Yes, it's over a (sparse!) table with space for a million entries, but CSV
encoding all that data in human+machine readable ASCII should gzip down to what,
500k?

Let's see, the bits seem to be alpha, cntrl, digit, punct, and space, and then
width (mostly 0, 1, or 2 but we've talked about exceptions), and two translation
codepoints for toupper and tolower.

You can easily derive isalnum() and isxdigit(), and isascii() and isblank() are
trivial according to the man page. If the table has upper and lower mappings
(I.E. what character this turns into, zero if it doesn't) then you don't need
isupper() or islower() bits unless there's cases where "this isn't upper case
but can be converted to lower case" (which aren't covered by having BOTH
toupper() and tolower() mappings for the same character).

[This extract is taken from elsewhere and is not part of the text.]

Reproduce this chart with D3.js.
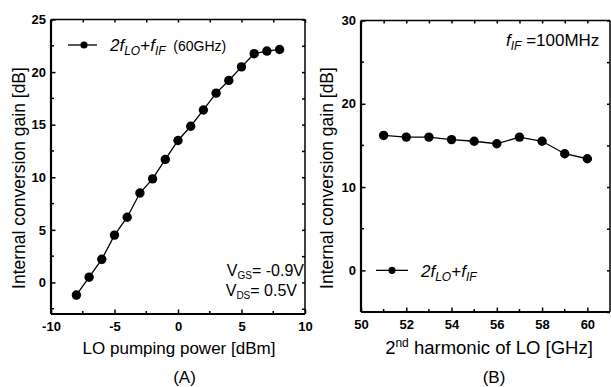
<!DOCTYPE html>
<html>
<head>
<meta charset="utf-8">
<script src="https://cdn.jsdelivr.net/npm/d3@7"></script>
<style>
  body { margin: 0; background: #fff; }
  svg { display: block; font-family: "Liberation Sans", Arial, sans-serif; }
</style>
</head>
<body>
<div id="chart"></div>
<script>
// panel A: gain vs LO pumping power
const loPower = [-8, -7, -6, -5, -4, -3, -2, -1, 0, 1, 2, 3, 4, 5, 6, 7, 8];
const gainA = [-1.2, 0.5, 2.2, 4.5, 6.2, 8.5, 9.85, 11.7, 13.5, 14.85, 16.4, 18.0, 19.2, 20.5, 21.75, 22.0, 22.15];
const xTicksA = [-10, -5, 0, 5, 10];
const yTicksA = [0, 5, 10, 15, 20, 25];

// panel B: gain vs 2nd harmonic of LO
const harmonic = [51, 52, 53, 54, 55, 56, 57, 58, 59, 60];
const gainB = [16.2, 16.0, 16.0, 15.7, 15.5, 15.2, 16.0, 15.5, 14.0, 13.4];
const xTicksB = [50, 52, 54, 56, 58, 60];
const yTicksB = [0, 10, 20, 30];

const FONT = "'Liberation Sans', Arial, sans-serif";

const svg = d3.select("#chart").append("svg")
    .attr("width", 611)
    .attr("height", 387);

// draws frame with inward ticks on all 4 sides
function drawPanel(x, y, xMajor, xMinor, yMajor, yMinor) {
    const [x0, x1] = x.range();
    const [y0, y1] = y.range(); // y0 bottom, y1 top
    const g = svg.append("g");

    const bottom = g.append("g").attr("transform", `translate(0,${y0})`)
        .call(d3.axisBottom(x).tickValues(xMajor).tickSize(-4.5).tickPadding(8).tickFormat(d => d));
    bottom.append("g").selectAll("line").data(xMinor).enter().append("line")
        .attr("x1", d => x(d)).attr("x2", d => x(d)).attr("y1", 0).attr("y2", -3).attr("stroke", "#000").attr("stroke-width", 1.5);
    const top = g.append("g").attr("transform", `translate(0,${y1})`)
        .call(d3.axisTop(x).tickValues(xMajor.concat(xMinor)).tickSize(-3).tickFormat(""));

    const left = g.append("g").attr("transform", `translate(${x0},0)`)
        .call(d3.axisLeft(y).tickValues(yMajor).tickSize(-4.5).tickPadding(5).tickFormat(d => d));
    left.append("g").selectAll("line").data(yMinor).enter().append("line")
        .attr("y1", d => y(d)).attr("y2", d => y(d)).attr("x1", 0).attr("x2", 3).attr("stroke", "#000").attr("stroke-width", 1.5);
    const right = g.append("g").attr("transform", `translate(${x1},0)`)
        .call(d3.axisRight(y).tickValues(yMajor.concat(yMinor)).tickSize(-3).tickFormat(""));

    g.selectAll("g").attr("font-family", FONT).attr("font-size", 13).attr("font-weight", "bold");
    g.selectAll(".domain").attr("stroke", "#000");
    bottom.select(".domain").attr("stroke-width", 2.2).attr("d", `M${x0},0H${x1}`);
    left.select(".domain").attr("stroke-width", 2.2).attr("d", `M0,${y0}V${y1}`);
    top.select(".domain").attr("stroke-width", 1.5).attr("d", `M${x0},0H${x1}`);
    right.select(".domain").attr("stroke-width", 1.5).attr("d", `M0,${y0}V${y1}`);
    g.selectAll(".tick line").attr("stroke-width", 1.5);
    g.selectAll(".tick text").attr("fill", "#000");
    return g;
}

function drawSeries(xs, ys, x, y) {
    svg.append("path")
        .datum(xs.map((d, i) => [d, ys[i]]))
        .attr("fill", "none")
        .attr("stroke", "#000")
        .attr("stroke-width", 1.3)
        .attr("d", d3.line().x(d => x(d[0])).y(d => y(d[1])));
    svg.append("g").selectAll("circle")
        .data(xs.map((d, i) => [d, ys[i]]))
        .enter().append("circle")
        .attr("cx", d => x(d[0]))
        .attr("cy", d => y(d[1]))
        .attr("r", 4.7)
        .attr("fill", "#000");
}

// label "2f_LO+f_IF" in italic with subscripts
function addFormula(t) {
    t.append("tspan").attr("font-style", "italic").text("2f");
    t.append("tspan").attr("font-style", "italic").attr("font-size", "12px").attr("dy", 4).text("LO");
    t.append("tspan").attr("dy", -4).text("+");
    t.append("tspan").attr("font-style", "italic").text("f");
    t.append("tspan").attr("font-style", "italic").attr("font-size", "12px").attr("dy", 4).text("IF");
}

// ---- panel A ----
const xA = d3.scaleLinear().domain([-10, 10]).range([51, 305]);
const yA = d3.scaleLinear().domain([-3, 25]).range([314, 19.5]);
drawPanel(xA, yA, xTicksA, [-7.5, -2.5, 2.5, 7.5], yTicksA, [-2.5, 2.5, 7.5, 12.5, 17.5, 22.5]);
drawSeries(loPower, gainA, xA, yA);

svg.append("text")
    .attr("transform", "translate(25,178) rotate(-90)")
    .attr("text-anchor", "middle")
    .attr("font-size", "17.5px")
    .text("Internal conversion gain [dB]");
svg.append("text")
    .attr("x", 179).attr("y", 354)
    .attr("text-anchor", "middle")
    .attr("font-size", "17px")
    .text("LO pumping power [dBm]");
svg.append("text")
    .attr("x", 184.5).attr("y", 383)
    .attr("text-anchor", "middle")
    .attr("font-size", "17px")
    .text("(A)");

// legend A
svg.append("line").attr("x1", 68).attr("x2", 97).attr("y1", 45).attr("y2", 45).attr("stroke", "#000").attr("stroke-width", 1.3);
svg.append("circle").attr("cx", 84).attr("cy", 45).attr("r", 3.6).attr("fill", "#000");
const legA = svg.append("text").attr("x", 110).attr("y", 51).attr("font-size", "17px");
addFormula(legA);
legA.append("tspan").attr("dy", -4).attr("font-size", "14px").text("\u00a0 (60GHz)");

// bias text
const vgs = svg.append("text").attr("x", 304).attr("y", 276).attr("text-anchor", "end").attr("font-size", "16px");
vgs.append("tspan").text("V");
vgs.append("tspan").attr("font-size", "10px").attr("dy", 3).text("GS");
vgs.append("tspan").attr("dy", -3).text("= -0.9V");
const vds = svg.append("text").attr("x", 297).attr("y", 296).attr("text-anchor", "end").attr("font-size", "16px");
vds.append("tspan").text("V");
vds.append("tspan").attr("font-size", "10px").attr("dy", 3).text("DS");
vds.append("tspan").attr("dy", -3).text("= 0.5V");

// ---- panel B ----
const xB = d3.scaleLinear().domain([50, 61]).range([361, 610]);
const yB = d3.scaleLinear().domain([-5, 30]).range([312, 20.5]);
drawPanel(xB, yB, xTicksB, [51, 53, 55, 57, 59], yTicksB, [-5, 5, 15, 25]);
drawSeries(harmonic, gainB, xB, yB);

svg.append("text")
    .attr("transform", "translate(333,178) rotate(-90)")
    .attr("text-anchor", "middle")
    .attr("font-size", "17.5px")
    .text("Internal conversion gain [dB]");
const xtB = svg.append("text")
    .attr("x", 489).attr("y", 354)
    .attr("text-anchor", "middle")
    .attr("font-size", "18.5px");
xtB.append("tspan").text("2");
xtB.append("tspan").attr("font-size", "12px").attr("dy", -7).text("nd");
xtB.append("tspan").attr("dy", 7).text(" harmonic of LO [GHz]");
svg.append("text")
    .attr("x", 494).attr("y", 383)
    .attr("text-anchor", "middle")
    .attr("font-size", "17px")
    .text("(B)");

// legend B
svg.append("line").attr("x1", 376).attr("x2", 408).attr("y1", yB(0)).attr("y2", yB(0)).attr("stroke", "#000").attr("stroke-width", 1.3);
svg.append("circle").attr("cx", 392).attr("cy", yB(0)).attr("r", 3.6).attr("fill", "#000");
const legB = svg.append("text").attr("x", 421).attr("y", 277).attr("font-size", "17px");
addFormula(legB);

// f_IF note
const fif = svg.append("text").attr("x", 506).attr("y", 46).attr("font-size", "17px");
fif.append("tspan").attr("font-style", "italic").text("f");
fif.append("tspan").attr("font-style", "italic").attr("font-size", "12px").attr("dy", 4).text("IF");
fif.append("tspan").attr("dy", -4).text(" =100MHz");
</script>
</body>
</html>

I'm honestly unclear on what "isgraph" does, "any printable character except
space"... if isprint() means "not width 0" then that's just adding && !isspace()
so doesn't need to be in the table.

So code, alpha, cntrl, digit, punct, space, width, upper, lower. Something like:

0,0,0,0,0,0,0,0,0
13,0,1,0,0,1,0,0,0
32,0,0,0,0,1,1,0,0
57,0,0,1,0,0,1,0,0
58,0,0,0,1,0,1,0,0
65,1,0,0,0,0,1,0,97

No, that doesn't cover weird stuff like the right-to-left gearshift or the
excluded mapping ranges or even the low ascii characters having special effects
like newline and tab, but those aren't really "characters" are they? Special
case the special cases, don't try to represent them in a table like that beyond
what ispunct() and toupper() and friends should return. (Maybe have a -1 width
for "weird".)

But again, that's my dunning-kruger talking. I don't see WHY it's so
complicated. Arguing about efficient representation isn't the same as arguing
about "this is the data, it should be easy to diff new releases against the
previous release to see what changed, so why don't they publish this?"

Heck, if your width options are 0, 1, 2, and 3 (with 3 being "exception, look it
up in another table"), all the data except case mapping is one byte per character...

[Have pondered for a while. Dunno what else to say, so pressing send.]